The journey for both distilleries began, in fact, with terroir. Bruichladdich was reborn under wine merchants who brought their passion for terroir with them to the world of whisky. Co-founders Mark Reynier and Simon Coughlin looked to convince farmers on Islay and mainland Scotland to make the switch from growing barley for cattle feed to growing it for whisky. Building a network of partnerships to explore the influence of place upon the spirit, via their regional trials.
When Revol – an agronomist by training – began exploring whisky, he found that there were wonderful products but that they were disconnected from the raw material and the place. When he set out to create a terroir-focused distillery, he began by collaborating with Eric and Thierry Ailloud-Perraud of Ferme Gabert, along with two other climats in the area, to grow the barley used for the first distillation. The distillery was built near the site of the three farms to work with the local grains.
Domaine des Hautes Glaces' journey started with barley – commonly grown in Trièves for livestock. To best explore this sense of place and heritage, Revol also distils a local variety of rye that has a long history in the region, though it’s historically used for bread-making. For organic farmers who can’t use pesticides or chemical fertilizers, crop rotation is essential.
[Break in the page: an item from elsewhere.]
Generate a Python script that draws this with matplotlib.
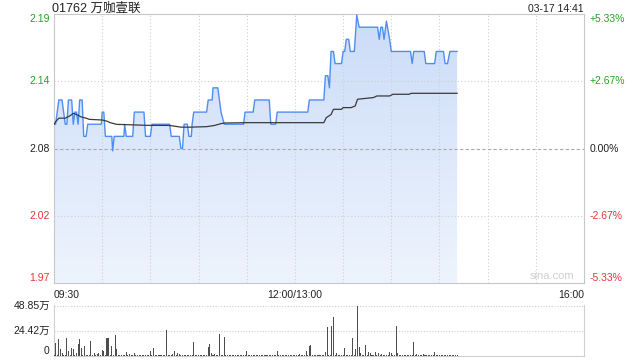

In an effort to maximise the benefit for all involved – farmer, distillery, and soil – Hautes Glaces experiments with other grain varieties: spelt, oats, and einkorn, as well as wheat. Although some of these grains have centuries of tradition in the region, many farmers haven’t tried to cultivate them in decades.
The beauty of this for both distiller and drinker is the richness it brings to the overall drinking experience.
“It’s about understanding our ingredients – just as a chef would” says Logan. “Like a Michelin star restaurant, we'll never dominate the market, but we cater to those that understand the care that goes into it.”
Revol sees it through a musical lens:
“With one grain you play with one note; with many grains you can play with an orchestra.”